Sterling silver can vary more than one would expect but assuming actual sterling you will need for every 10 grams of sterling 14ml 70% nitric mixed with 14ml of distilled water. Use heat and add a bit of extra silver so you have a saturated solution without excess nitric. After you have filtered or decanted then proceed to cementation.

Even if all is done to perfection, you will only get 98-99% silver.


----------



## Irons (Jan 23, 2010)

Barren Realms 007 said:


> Irons said:
> 
> 
> > dick b said:
> ...



Before modern methods, Formic Acid was produced by distilling Ants.
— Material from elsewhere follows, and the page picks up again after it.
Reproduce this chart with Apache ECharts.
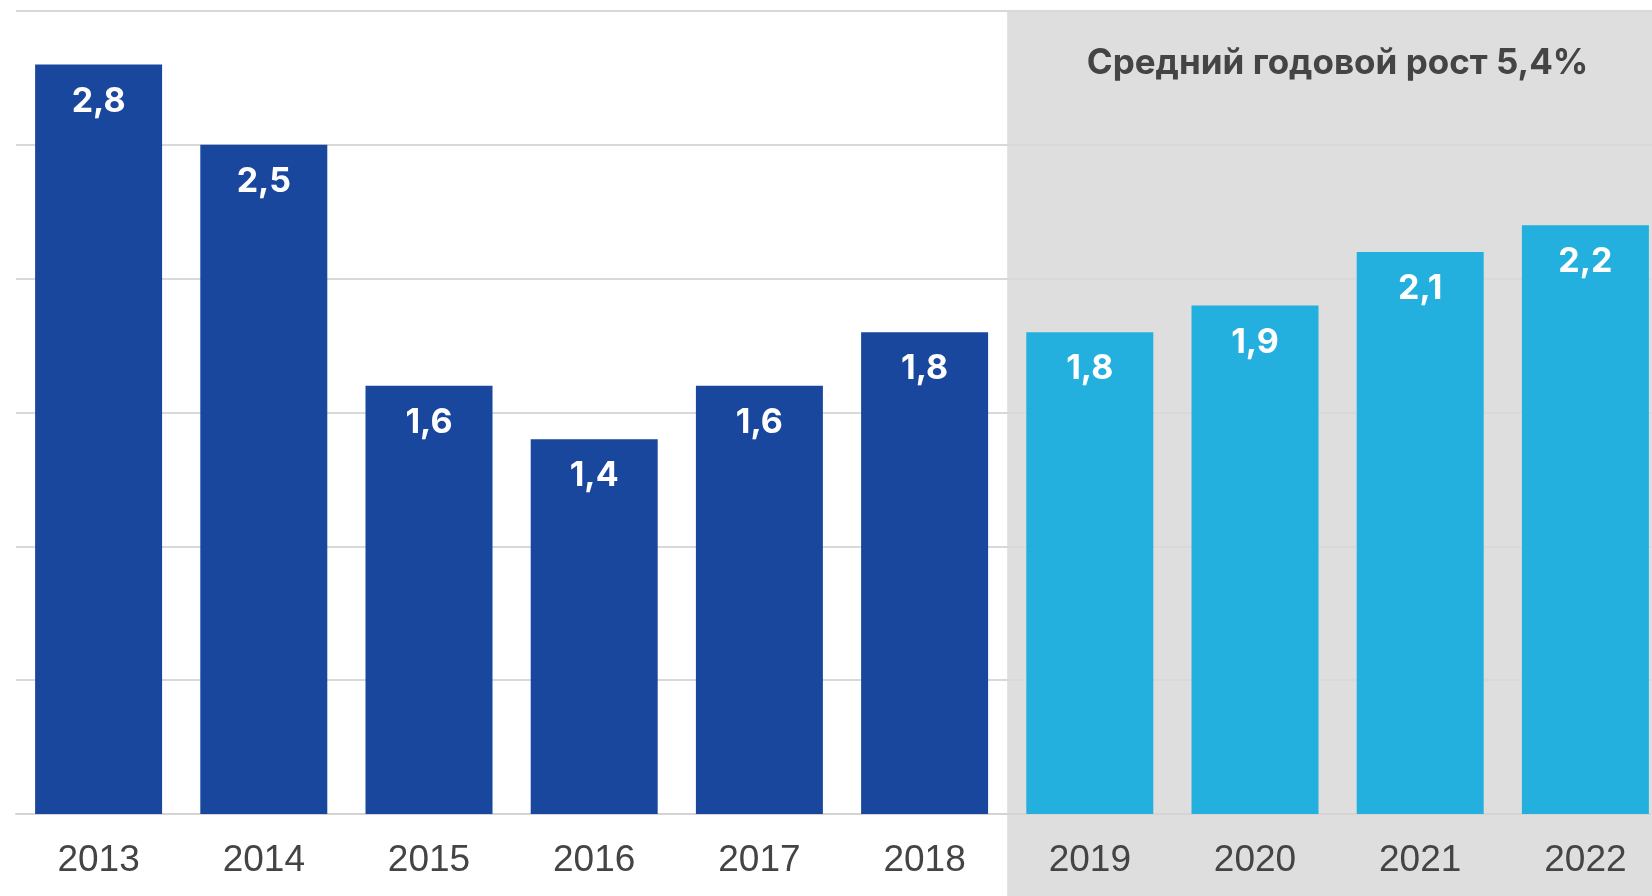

I bet Fire Ants would be a good source.


----------



## Barren Realms 007 (Jan 23, 2010)

Irons said:


> Before modern methods, Formic Acid was produced by distilling Ants. I bet Fire Ants would be a good source.
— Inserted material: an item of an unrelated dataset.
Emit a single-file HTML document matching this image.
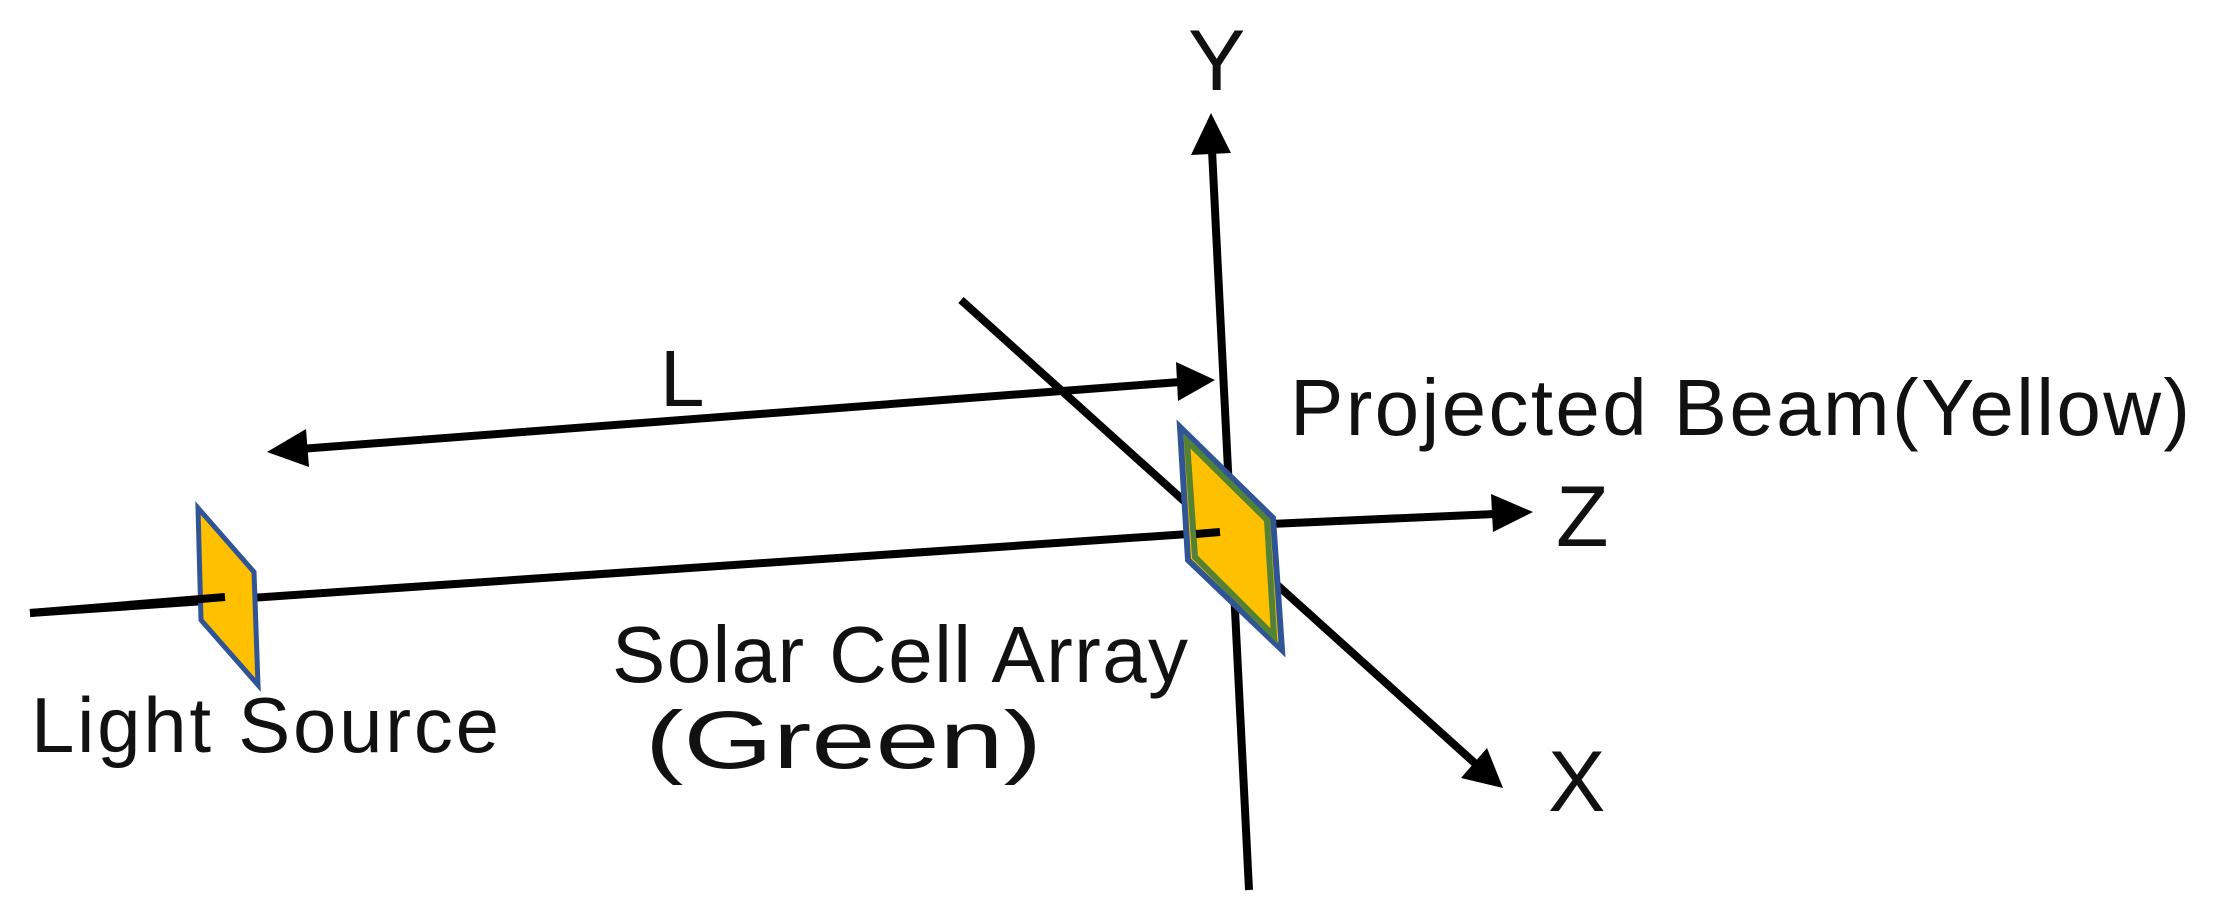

Ok Irons I'm sure you have an answer for this. How many oz's of ants to produce a given amount? And how would you distill the ants?


----------



## shadybear (Jan 23, 2010)

Barren Realms 007 said:


> Irons said:
> 
> 
> > Before modern methods, Formic Acid was produced by distilling Ants. I bet Fire Ants would be a good source.
> ...



does it matter if its a little butt or a big butt ant :twisted:


----------



## Oz (Jan 24, 2010)

shadybear said:


> does it matter if its a little butt or a big butt ant


Of course not, it is not so much about quantity but concentration.


----------



## Juan Manuel Arcos Frank (Jan 25, 2010)

LOL....come on,guys...Let us get some bottles of whisky and a big box of cool beer and let us talk about this bussines:

Butcher,a man with a huge experience in PM recovery is right,as always.Irons,a man which his philosophy is as sharp as an unsheathed sword,is right too.Barren Realms 007,one of the most intelligent men in this Forum,is right toz,a man who has provided many vauable knowledge,is right too.So,Cmethowusa,what do you have to do?,well,uncover our bottles,say CHEERS!!!!! and go to work:

First of all,if Mr. Steven Sackett said it then it is true,it is "MAGISTER DIXIE"(told by the Master,from latin) so cementation is the best way to recover silver from a nitrate silver solution.Cementation reaction is a reversible one,so you have to dilute the solution with distilled water to displace equilibrium´s reaction to silver formation.Try to use solid cooper bars and you will get 98-99% silver.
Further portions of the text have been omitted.